One could summarize the current wind status as a technology that, in spite of a century of development, is facing accelerating costs and a two year backlog of equipment supply. And it is still struggling to provide 1% of the US electrical demand. And, even with massive subsidies, it can't economically compete with nuclear and coal in most parts of the country. And every wind farm that is proposed runs up against citizen protests over the impact on the view.

Solar is more expensive by factors of two to ten.

In comparison, how is nuclear a poorer choice?
Anonymous said…
Gunter, prices of solar have been RISING, not falling, and certainly not dramatically falling, since several years already.
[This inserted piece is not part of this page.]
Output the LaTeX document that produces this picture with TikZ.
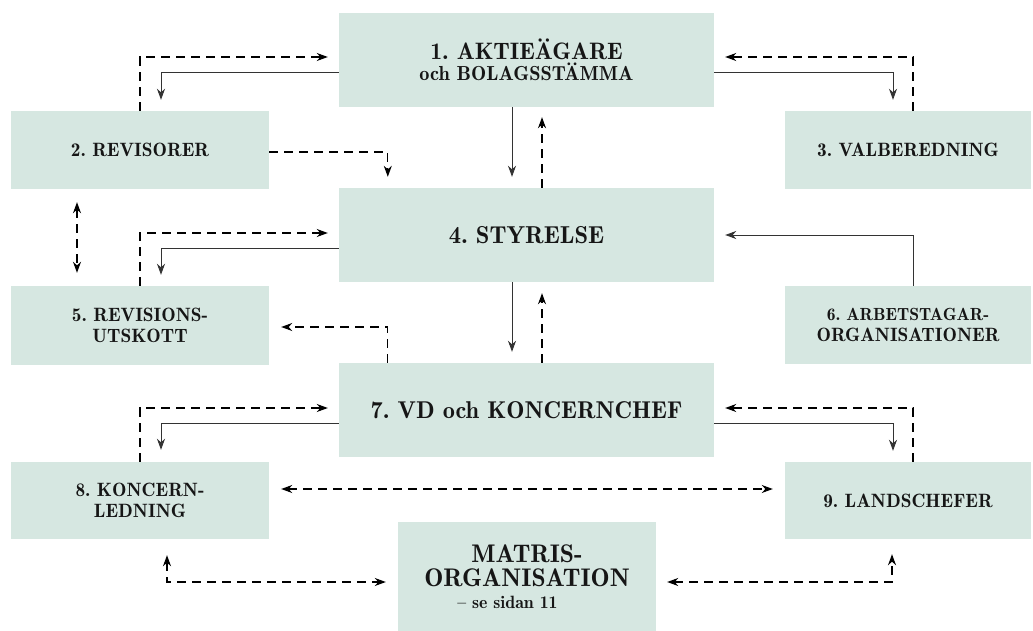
\documentclass[tikz,border=0pt]{standalone}
\usetikzlibrary{arrows.meta}
\definecolor{boxfill}{RGB}{214,231,225}
\definecolor{txt}{RGB}{22,22,22}
\frenchspacing
\begin{document}
\begin{tikzpicture}[x=1pt,y=-1pt,
  box/.style={fill=boxfill, draw=none, inner sep=0pt, align=center, text=txt,
    font=\fontseries{b}\fontsize{19.3}{21.5}\selectfont},
  tip/.style={-{Stealth[length=11pt,width=8pt,inset=3.5pt]}},
  sol/.style={line width=0.9pt, draw=black!80, tip},
  dsh/.style={line width=1.1pt, dash pattern=on 9pt off 6pt, tip},
  dd/.style={line width=1.1pt, dash pattern=on 9pt off 6pt,
    {Stealth[length=11pt,width=8pt,inset=3.5pt]}-{Stealth[length=11pt,width=8pt,inset=3.5pt]}}
]
\useasboundingbox (0,0) rectangle (1033,631);
% boxes
\node[box, minimum width=375pt, minimum height=94pt] (b1) at (526.5,60)
  {{\fontsize{23.8}{21.5}\selectfont 1. AKTIEÄGARE}\\{\fontsize{20.3}{21.5}\selectfont och BOLAGSSTÄMMA}};
\node[box, minimum width=258pt, minimum height=78pt] (b2) at (140,150) {2. REVISORER};
\node[box, minimum width=246pt, minimum height=78pt] (b3) at (908,150) {3. VALBEREDNING};
\node[box, minimum width=375pt, minimum height=94pt] (b4) at (526.5,235)
  {\fontsize{24.5}{26}\selectfont 4. STYRELSE};
\node[box, minimum width=258pt, minimum height=79pt] (b5) at (140,325.5) {5. REVISIONS-\\UTSKOTT};
\node[box, minimum width=246pt, minimum height=78pt] (b6) at (908,325)
  {\fontsize{17.6}{21.5}\selectfont 6. ARBETSTAGAR-\\ORGANISATIONER};
\node[box, minimum width=375pt, minimum height=94pt] (b7) at (526.5,410)
  {\fontsize{24.3}{26}\selectfont 7. VD och KONCERNCHEF};
\node[box, minimum width=258pt, minimum height=77pt] (b8) at (140,500.5) {8. KONCERN-\\LEDNING};
\node[box, minimum width=246pt, minimum height=77pt] (b9) at (908,500.5) {9. LANDSCHEFER};
\node[box, minimum width=258pt, minimum height=109pt,
  font=\fontseries{b}\fontsize{25.5}{24.5}\selectfont] (bm) at (527,576.5)
  {MATRIS-\\ORGANISATION\\[-3pt]{\fontsize{17.8}{21}\selectfont -- se sidan 11\hspace*{39pt}}};
% connectors
\draw[dsh] (b2.north) |- ([xshift=-11pt,yshift=3pt]b1.west);
\draw[sol] ([yshift=-12pt]b1.west) -| ([xshift=21pt,yshift=11pt]b2.north);
\draw[dsh] ([xshift=5pt]b3.north) |- ([xshift=11pt,yshift=3pt]b1.east);
\draw[sol] ([yshift=-12pt]b1.east) -| ([xshift=-15pt,yshift=11pt]b3.north);
\draw[sol] ([xshift=-14.5pt]b1.south) -- ([xshift=-14.5pt,yshift=11pt]b4.north);
\draw[dsh] ([xshift=15.5pt]b4.north) -- ([xshift=15.5pt,yshift=-10pt]b1.south);
\draw[dsh] ([yshift=-2pt]b2.east) -| ([xshift=49pt,yshift=11pt]b4.north west);
\draw[dd] ([xshift=-63pt,yshift=-13pt]b2.south) -- ([xshift=-63pt,yshift=13pt]b5.north);
\draw[dsh] (b5.north) |- ([xshift=-11pt,yshift=2pt]b4.west);
\draw[sol] ([yshift=-13pt]b4.west) -| ([xshift=21pt,yshift=11pt]b5.north);
\draw[sol] ([xshift=5pt]b6.north) |- ([xshift=11pt]b4.east);
\draw[sol] ([xshift=-14.5pt]b4.south) -- ([xshift=-14.5pt,yshift=11pt]b7.north);
\draw[dsh] ([xshift=15.5pt]b7.north) -- ([xshift=15.5pt,yshift=-11pt]b4.south);
\draw[dsh] ([xshift=49pt]b7.north west) |- ([xshift=12pt,yshift=-1.5pt]b5.east);
\draw[dsh] (b8.north) |- ([xshift=-11pt,yshift=2pt]b7.west);
\draw[sol] ([yshift=-13pt]b7.west) -| ([xshift=21pt,yshift=12pt]b8.north);
\draw[dsh] ([xshift=5pt]b9.north) |- ([xshift=11pt,yshift=2pt]b7.east);
\draw[sol] ([yshift=-13pt]b7.east) -| ([xshift=-15pt,yshift=11pt]b9.north);
\draw[dd] ([xshift=12pt,yshift=11.5pt]b8.east) -- ([xshift=-12pt,yshift=11.5pt]b9.west);
\draw[dd] ([xshift=27pt,yshift=-16pt]b8.south) |- ([xshift=-12pt,yshift=-5.5pt]bm.west);
\draw[dd] ([xshift=11pt,yshift=-5.5pt]bm.east) -| ([xshift=-16pt,yshift=-15pt]b9.south);
\end{tikzpicture}
\end{document}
Please educate yourself. http://www.solarbuzz.com/
Anonymous said…
Wind? Don't make me laugh. Even if wind could approach the capacity factor of nukes, you're talking about a thousand large wind turbines to equal the output of a single nuclear plant. And since wind capacity factor averages maybe one-third that of nuclear, you're talking about over 3,000 spread out over hundreds of square miles of territory, each with it's own transmission infrastructure, control systems, and maintenance. It is a source of capacity that has essentially zero dispatchability, which makes it very undersirable in a grid-based system. It's suscepibility to sudden variations in output depending on environmental conditions means you have to keep reserve capacity ready and spinning to step in quickly should your wind capacity go away, or risk instabilities that could take down your system. When you factor in the cost of things to cover the inevitable intermittancy of a wind power source, the economics become much less attractive.

The most optmistic estimates I've seen indicate that we might get maybe 20% of our capacity requirements from wind sources, if fully exploited. So where do you go for the other 80%? You're building up an energy source that if fully developed will struggle to be at best a minor player in our energy picture. Talk about tripe.